Friday, September 04, 2009

ACNA consecrates two bishops

The ACNA has consecrated and elected two bishops for its dioceses, which represent the full span of its theological spectrum, while also highlighting the fragility of the new province-in-waiting’s theological boundaries.

On Aug 22, the Rt Rev William Ilgenfritz was consecrated Bishop of the Missionary Diocese of All Saints by Archbishop Robert Duncan. The new diocese consists of 13 congregations across the United States, and is part of the wider ACNA.

In 2002 FiFNA elected Fr Ilgenfritz and the Rev David Moyer to be consecrated as bishops in order to fulfill an episcopal ministry in the US similar to that exercised by the ‘flying bishops’ of the Church of England.
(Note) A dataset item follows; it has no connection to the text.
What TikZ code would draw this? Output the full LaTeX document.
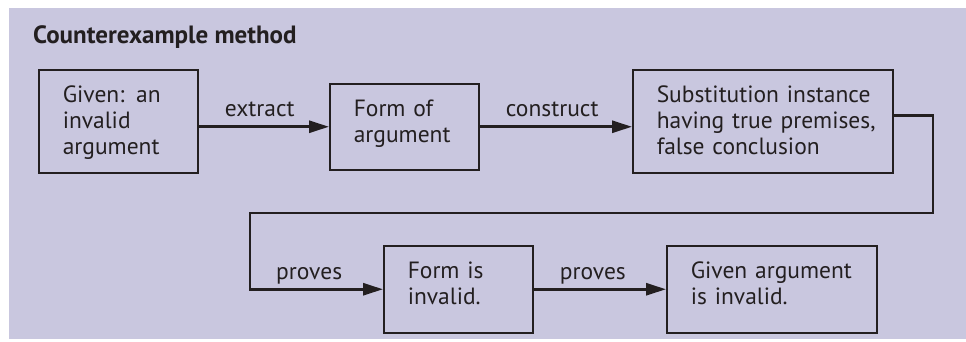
\documentclass[tikz,border=0pt]{standalone}
\usepackage{fontspec}
\setmainfont{PT Sans}
\usetikzlibrary{arrows.meta}
\definecolor{bg}{HTML}{C9C7DF}
\definecolor{ink}{HTML}{231F20}
\begin{document}
\begin{tikzpicture}[x=1pt,y=1pt,
  txt/.style={font=\fontsize{23.5}{26}\selectfont, text=ink},
  box/.style={txt, draw=ink, line width=1.5pt, align=left, inner xsep=24pt,
    inner ysep=16pt, text height=17pt, anchor=north west},
  conn/.style={draw=ink, line width=2.8pt},
  arr/.style={conn, -{Triangle[length=20pt,width=12pt]}},
  lbl/.style={txt, anchor=base west, inner sep=0pt},
  elbl/.style={lbl, pos=0, xshift=25pt, yshift=10pt},
  title/.style={font=\bfseries\fontsize{25}{28}\selectfont, text=ink, anchor=base west, inner sep=0pt}
]
\useasboundingbox (0,0) rectangle (966,341);
\fill[bg] (9,2) rectangle (966,333);
\node[title] (title) at (33,298) {Counterexample method};
\node[box, text width=111pt, text depth=54pt] (b1) at (38,272)
  {\mbox{Given: an}\\\mbox{invalid}\\\mbox{argument}};
\node[box, text width=101pt, text depth=37pt] (b2) at (329,258)
  {\mbox{Form of}\\\mbox{argument}};
\node[box, text width=212pt, text depth=54pt] (b3) at (632,272)
  {\mbox{Substitution instance}\\\mbox{having true premises,}\\\mbox{false conclusion}};
\node[box, text width=101pt, text depth=38pt] (b4) at (383,96)
  {\mbox{Form is}\\\mbox{invalid.}};
\node[box, text width=162pt, text depth=38pt] (b5) at (666,96)
  {\mbox{Given argument}\\\mbox{is invalid.}};
\coordinate (r1) at (933,128);
\coordinate (l1) at (250,128);
\coordinate (l2) at (l1 |- b4.west);
\draw[arr] (b1.east |- b2.west) -- node[elbl] (t1) {extract} (b2.west);
\draw[arr] (b2.east) -- node[elbl] (t2) {construct} (b3.west |- b2.east);
\draw[arr] ([yshift=5.5pt]b3.east) -| (r1) -- (l1) -- (l2) -- (b4.west);
\node[lbl] (t3) at ([xshift=26pt,yshift=10pt]l2) {proves};
\draw[arr] (b4.east) -- node[elbl] (t4) {proves} (b5.west);
\end{tikzpicture}
\end{document}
Their names were then “lain on the table" pending their consecration at the hands of sympathetic Anglican bishops.

In 2007 FiFNA reaffirmed its nomination of Fr Ilgenfritz as its preferred bishop to oversee Anglo-Catholic congregations, and at the June meeting of its College of Bishops, the ACNA formally endorsed the election.

Bishop Ilgenfritz told The Church of England Newspaper that “all congregations and clergy wishing to affiliate with this new diocese must be members of Forward in Faith North America, but some FIFNA parishes and clergy will continue, at least for the present, in the Episcopal Church or in their present continuing ecclesial structures.”
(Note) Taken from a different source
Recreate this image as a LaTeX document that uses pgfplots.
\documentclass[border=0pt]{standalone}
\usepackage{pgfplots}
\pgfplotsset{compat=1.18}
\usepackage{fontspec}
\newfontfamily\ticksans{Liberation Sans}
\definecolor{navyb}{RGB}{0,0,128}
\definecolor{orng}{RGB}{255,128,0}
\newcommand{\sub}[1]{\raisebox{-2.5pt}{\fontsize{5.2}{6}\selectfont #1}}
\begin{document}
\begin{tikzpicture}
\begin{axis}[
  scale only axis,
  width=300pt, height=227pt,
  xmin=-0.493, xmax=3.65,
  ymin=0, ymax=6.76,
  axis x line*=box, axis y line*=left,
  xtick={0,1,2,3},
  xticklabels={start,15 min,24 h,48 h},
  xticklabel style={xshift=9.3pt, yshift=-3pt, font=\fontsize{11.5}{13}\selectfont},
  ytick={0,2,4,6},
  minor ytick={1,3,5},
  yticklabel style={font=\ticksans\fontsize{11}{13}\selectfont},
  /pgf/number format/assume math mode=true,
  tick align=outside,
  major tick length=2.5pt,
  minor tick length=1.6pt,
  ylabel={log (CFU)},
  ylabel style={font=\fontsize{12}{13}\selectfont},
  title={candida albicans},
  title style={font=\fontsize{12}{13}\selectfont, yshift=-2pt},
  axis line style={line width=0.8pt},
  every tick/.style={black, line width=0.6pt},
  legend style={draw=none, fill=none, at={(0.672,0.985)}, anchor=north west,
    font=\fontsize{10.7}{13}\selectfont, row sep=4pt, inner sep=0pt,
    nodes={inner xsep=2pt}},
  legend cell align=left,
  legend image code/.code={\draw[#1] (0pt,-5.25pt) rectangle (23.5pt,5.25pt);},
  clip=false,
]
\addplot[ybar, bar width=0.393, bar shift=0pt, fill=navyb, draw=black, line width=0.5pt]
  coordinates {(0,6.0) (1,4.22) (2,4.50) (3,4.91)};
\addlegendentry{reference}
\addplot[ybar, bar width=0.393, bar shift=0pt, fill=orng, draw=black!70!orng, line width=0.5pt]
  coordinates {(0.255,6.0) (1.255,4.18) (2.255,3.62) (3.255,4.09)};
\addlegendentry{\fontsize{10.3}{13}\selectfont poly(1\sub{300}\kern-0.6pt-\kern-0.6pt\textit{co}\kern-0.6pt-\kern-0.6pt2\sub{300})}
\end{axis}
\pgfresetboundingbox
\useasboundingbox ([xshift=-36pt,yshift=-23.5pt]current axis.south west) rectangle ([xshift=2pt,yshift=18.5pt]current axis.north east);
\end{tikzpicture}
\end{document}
The FiFNA diocese will gather independent congregations as well as churches in the process of withdrawing from the Episcopal Church. “I will be receiving some parishes from other jurisdictions of the Continuum and we will be planting new churches,” he wrote in an email to CEN, but added that it was “important to note that the new diocese will work cooperatively with Pittsburgh, Quincy, Fort Worth, San Joaquin, AMIA, REC, CANA, etc. We condemn any spirit of competition for parishes.”
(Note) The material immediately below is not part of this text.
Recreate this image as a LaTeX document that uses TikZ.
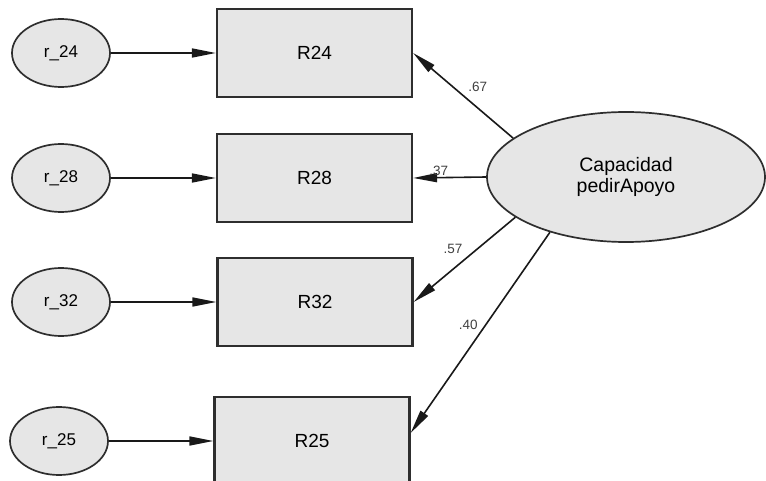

The traditional Anglo-Catholic model of episcopal ministry was placed in contrast with the Aug 30 election by the ACNA’s Diocese of the Gulf Atlantic of the Rev Neil Lebhar to oversee approximately 5,000 conservative Anglicans in 22 North Florida and South Georgia evangelical parishes.

Bishop-elect Lebhar, who brought a case before the Archbishop of Canterbury’s Panel of Reference for arbitration, but was rebuffed when the Bishop of Florida refused to accede to the Panel’s recommendations, told the Florida Times-Union the Gulf Atlantic Diocese had adopted a new model of episcopacy.

“With the model we're now in, the bishop operates as clergy in his home parish and the structure is much flatter and the ministry is much more parish-oriented. Only a third of my time will be spent as bishop,” he said, adding that the term of office would be set at seven years. The office came with a time limit so as to “be able to refresh leadership on a regular basis. It's also so that parishes do not have an indefinite burden of sharing their priests with the diocese,” Bishop-elect Lebhar said.